Thanks Phatch. Would you go with the Oxo or RSVP? Oxo is ss and RSVP is plastic but highly recommended by Cook's Illustrated?


----------



## phatch (Mar 29, 2002)

I prefer steel when I can get it.


----------



## agaronthefloor (Aug 12, 2011)

at work we cook the potatoes until done, rice them, add cream and butter until silky smooth and run threw a chinos....it comes out perfect and makes plating fun as well.


----------



## sweetie pie (Feb 18, 2011)

phatch said:


> I prefer steel when I can get it.


Thank you! I will go with the Oxo


----------



## sweetie pie (Feb 18, 2011)

agaronthefloor said:


> at work we cook the potatoes until done, rice them, add cream and butter until silky smooth and run threw a chinos....it comes out perfect and makes plating fun as well.


Thank you. I was on the fence but now I am psyched to get it. I can get the Oxo for $15 at Bed Bath and Beyond because they offer a $5 coupon when you spend $15, so that is what I am going to do.

My husband loves mashed potatoes. I'm married almost 10 years and have never made it for him.

I am very impressed with the recipes I have tried from Zuni Cafe. I'll be making their mashed potatoes next.

Thank you


----------



## koukouvagia (Apr 3, 2008)

What does running them through a chinois do?  Is it worth the hassle?


----------



## boar_d_laze (Feb 13, 2008)

Running already riced potatoes through a chinoise or tami will make them smoother still, how much smoother depends on the size of the holes.  But once potatoes are riced, you want to manipulate them as little as possible.  Unless you're using magic spuds, a second pass through a sieve of any sort would  certainly overwork them.   

BDL


----------



## chrisbelgium (Oct 2, 2010)

agaronthefloor said:


> at work we cook the potatoes until done, rice them, add cream and butter until silky smooth and run threw a chinos....it comes out perfect and makes plating fun as well.


That seems a little strange to me.
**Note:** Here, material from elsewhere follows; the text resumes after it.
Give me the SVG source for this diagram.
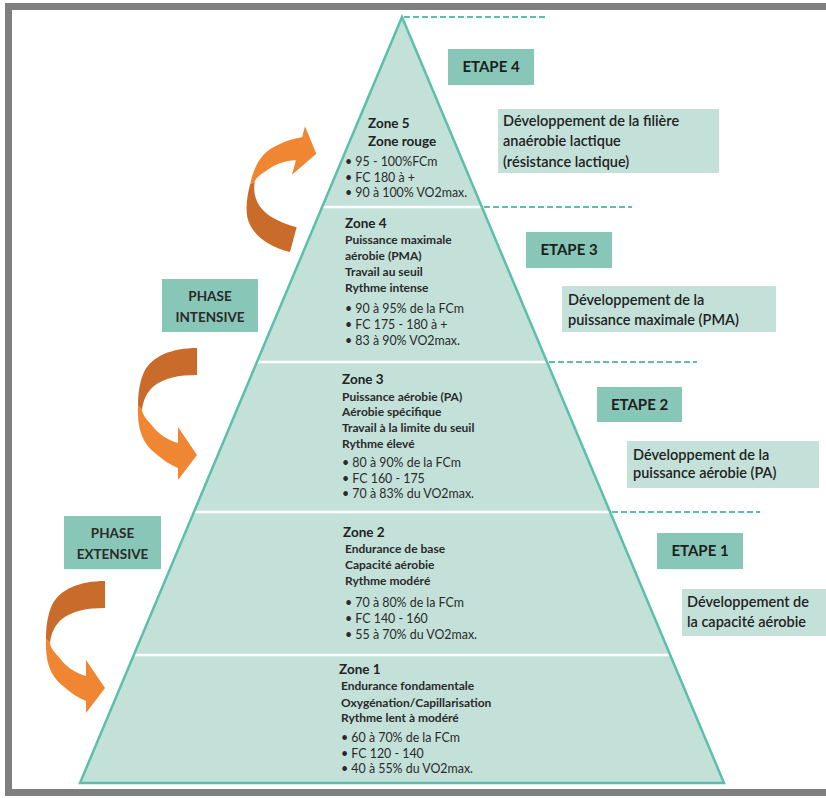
<svg xmlns="http://www.w3.org/2000/svg" xmlns:xlink="http://www.w3.org/1999/xlink" width="826" height="798" viewBox="0 0 826 798">
<style>
  .etape { fill: #88c7b8; }
  .desc { fill: #c3e1d9; }
  .et { font-family: Lato, "Open Sans", sans-serif; font-weight: 700; font-size: 15px; fill: #1e1e1e; text-anchor: middle; }
  .ph { font-family: Lato, "Open Sans", sans-serif; font-weight: 700; font-size: 13.5px; fill: #2a2a2a; text-anchor: middle; }
  .dt { font-family: Lato, "Open Sans", sans-serif; font-weight: 600; font-size: 14.5px; fill: #222; }
  .zh { font-family: Lato, "Open Sans", sans-serif; font-weight: 700; font-size: 13.5px; fill: #222; }
  .zs { font-family: Lato, "Open Sans", sans-serif; font-weight: 700; font-size: 12px; fill: #2a2a2a; }
  .zb { font-family: Lato, "Open Sans", sans-serif; font-weight: 400; font-size: 12.4px; fill: #2a2a2a; }
  .dash { stroke: #5cbfaa; stroke-width: 2; stroke-dasharray: 6 3; fill: none; }
  .div { stroke: #ffffff; stroke-width: 2.5; }
  .dark { fill: #c96c2b; }
  .bright { fill: #f08532; }
</style>
<defs>
  <g id="curl">
    <path class="dark" d="M0,0 C-25,0 -45,8 -53,24 C-58,35 -59,48 -59,58 L-55,62 C-54,52 -50,44 -43,38 C-33,30 -18,27 0,27 Z"/>
    <path class="bright" d="M-59,58 C-60,80 -55,95 -42,105 C-33,113 -26,117 -19,120 L-19,132 L0,107 L-19,79 L-19,95 C-30,92 -40,85 -47,75 C-52,70 -55,65 -55,62 Z"/>
  </g>
</defs>
<rect x="0" y="0" width="826" height="798" fill="#ffffff"/>
<rect x="8.5" y="6.5" width="830" height="786" fill="#ffffff" stroke="#7f7f7f" stroke-width="7"/>

<g id="pyramid">
  <polygon points="402,17 80,783 724,783" fill="#c3e1d9"/>
  <line class="div" x1="322" y1="207" x2="482" y2="207"/>
  <line class="div" x1="257" y1="362" x2="547" y2="362"/>
  <line class="div" x1="194" y1="512" x2="610" y2="512"/>
  <line class="div" x1="134" y1="655" x2="670" y2="655"/>
  <polygon points="402,17 80,783 724,783" fill="none" stroke="#5cbfaa" stroke-width="2.5" stroke-linejoin="miter"/>
</g>

<g id="connectors">
  <line class="dash" x1="404" y1="17" x2="548" y2="17"/>
  <line class="dash" x1="484" y1="207" x2="632" y2="207"/>
  <line class="dash" x1="549" y1="362" x2="697" y2="362"/>
  <line class="dash" x1="612" y1="512" x2="760" y2="512"/>
  <use xlink:href="#curl" href="#curl" transform="translate(290,252) rotate(15) scale(0.95,-0.95)"/>
  <use xlink:href="#curl" href="#curl" transform="translate(197,348)"/>
  <use xlink:href="#curl" href="#curl" transform="translate(105,581)"/>
</g>

<g id="zone5">
  <text class="zh" x="368" y="128">Zone 5</text>
  <text class="zh" x="368" y="146">Zone rouge</text>
  <text class="zb" x="345" y="166">• 95 - 100%FCm</text>
  <text class="zb" x="345" y="182">• FC 180 à +</text>
  <text class="zb" x="345" y="197">• 90 à 100% VO2max.</text>
</g>
<g id="zone4">
  <text class="zh" x="345" y="228">Zone 4</text>
  <text class="zs" x="345" y="244">Puissance maximale</text>
  <text class="zs" x="345" y="260">aérobie (PMA)</text>
  <text class="zs" x="345" y="276">Travail au seuil</text>
  <text class="zs" x="345" y="292">Rythme intense</text>
  <text class="zb" x="345" y="313">• 90 à 95% de la FCm</text>
  <text class="zb" x="345" y="329">• FC 175 - 180 à +</text>
  <text class="zb" x="345" y="345">• 83 à 90% VO2max.</text>
</g>
<g id="zone3">
  <text class="zh" x="342" y="384">Zone 3</text>
  <text class="zs" x="342" y="401">Puissance aérobie (PA)</text>
  <text class="zs" x="342" y="416">Aérobie spécifique</text>
  <text class="zs" x="342" y="432">Travail à la limite du seuil</text>
  <text class="zs" x="342" y="448">Rythme élevé</text>
  <text class="zb" x="342" y="467">• 80 à 90% de la FCm</text>
  <text class="zb" x="342" y="483">• FC 160 - 175</text>
  <text class="zb" x="342" y="498">• 70 à 83% du VO2max.</text>
</g>
<g id="zone2">
  <text class="zh" x="343" y="537">Zone 2</text>
  <text class="zs" x="345" y="553">Endurance de base</text>
  <text class="zs" x="345" y="569">Capacité aérobie</text>
  <text class="zs" x="345" y="585">Rythme modéré</text>
  <text class="zb" x="345" y="607">• 70 à 80% de la FCm</text>
  <text class="zb" x="345" y="623">• FC 140 - 160</text>
  <text class="zb" x="345" y="639">• 55 à 70% du VO2max.</text>
</g>
<g id="zone1">
  <text class="zh" x="339" y="674">Zone 1</text>
  <text class="zs" x="341" y="690">Endurance fondamentale</text>
  <text class="zs" x="341" y="707">Oxygénation/Capillarisation</text>
  <text class="zs" x="341" y="722">Rythme lent à modéré</text>
  <text class="zb" x="341" y="742">• 60 à 70% de la FCm</text>
  <text class="zb" x="341" y="758">• FC 120 - 140</text>
  <text class="zb" x="341" y="773">• 40 à 55% du VO2max.</text>
</g>

<g id="etape4">
  <rect class="etape" x="448" y="49" width="86" height="36"/>
  <text class="et" x="491" y="72">ETAPE 4</text>
</g>
<g id="etape3">
  <rect class="etape" x="526" y="232" width="86" height="36"/>
  <text class="et" x="569" y="255">ETAPE 3</text>
</g>
<g id="etape2">
  <rect class="etape" x="597" y="387" width="85" height="35"/>
  <text class="et" x="639.5" y="410">ETAPE 2</text>
</g>
<g id="etape1">
  <rect class="etape" x="657" y="533" width="86" height="36"/>
  <text class="et" x="700" y="556">ETAPE 1</text>
</g>

<g id="desc4">
  <rect class="desc" x="498" y="109" width="221" height="64"/>
  <text class="dt" x="503" y="126">Développement de la filière</text>
  <text class="dt" x="503" y="146">anaérobie lactique</text>
  <text class="dt" x="503" y="167">(résistance lactique)</text>
</g>
<g id="desc3">
  <rect class="desc" x="562" y="286" width="214" height="46"/>
  <text class="dt" x="568" y="305">Développement de la</text>
  <text class="dt" x="568" y="325">puissance maximale (PMA)</text>
</g>
<g id="desc2">
  <rect class="desc" x="627" y="441" width="192" height="47"/>
  <text class="dt" x="633" y="460">Développement de la</text>
  <text class="dt" x="633" y="478">puissance aérobie (PA)</text>
</g>
<g id="desc1">
  <rect class="desc" x="682" y="589" width="150" height="47"/>
  <text class="dt" x="687" y="607">Développement de</text>
  <text class="dt" x="687" y="627">la capacité aérobie</text>
</g>

<g id="phase-intensive">
  <rect class="etape" x="162" y="279" width="96" height="53"/>
  <text class="ph" x="210" y="301">PHASE</text>
  <text class="ph" x="210" y="322">INTENSIVE</text>
</g>
<g id="phase-extensive">
  <rect class="etape" x="64" y="516" width="97" height="53"/>
  <text class="ph" x="112.5" y="538">PHASE</text>
  <text class="ph" x="112.5" y="559">EXTENSIVE</text>
</g>
</svg>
Could it be you mix up two very different kitchen ustensils? A chinois is a conical very fine sieve used mostly to pass liquids like sauces through it. On the other hand, a tamis is a wide drum with a very fine large sieve "sheet" on the surface and is used to eliminate the very last and the very smallest lumb from all kinds of puréed substances by pushing the purée through the sieve manually with a wide plastic spatula like the bakers use.

Also, you would always push the purée through the tamis _before_ adding any other stuff, to keep control on the endresult when finally adding butter etc.


----------



## boar_d_laze (Feb 13, 2008)

Originally Posted by *Koukouvagia* 


> What does running them through a chinois do? Is it worth the hassle?


Sorry. Should have answered this before.

A chinoise is just a sieve that's shaped so you can use a "pusher" to force things through it.

A ricer, a food mill, and a sieve of any sort -- _including a chinoise -- _all do pretty much the same thing. The chinoise is the most trouble, and at best returns no extra benefit. At worst, the holes will be too small and you'll overwork the potatoes pushing them through. A tami will always net overworked potatoes.

Furthermore, it's worth repeating that you don't force already mashed (or riced, or whatever) potatoes through any of those things. It will overwork them and give them the texture of paste.

BDL


----------



## martiniman (Jun 1, 2006)

For small volumes, I go with the ricer, quick to use (no setup), very quick to clean.  For large dinners, then I do reach for the mill.  That thing can pump it out, just takes a little more care, also, hand doesn't get as tired.  For ricer, buy a good heavy duty one, it will last.  Running through the chinoise, never tried that before, sure sounds like you would really have to push through, seems like that would really over work the potatoes and might let them cool down to much.   Of course, if you feel really manly, go with the potato masher, the wife loves them when they are a little lumpy and I get to take out my frustrations.


----------



## gerdosh (Feb 4, 2010)

Remember, both ricer and food mill involve quite a bit of cleanup work. Since I prefer my mashed potatoes coarse and country style, I use a simple potato hand masher, adding cream or milk, salt/pepper and butter just before mashing. Minimal cleanup, too.


----------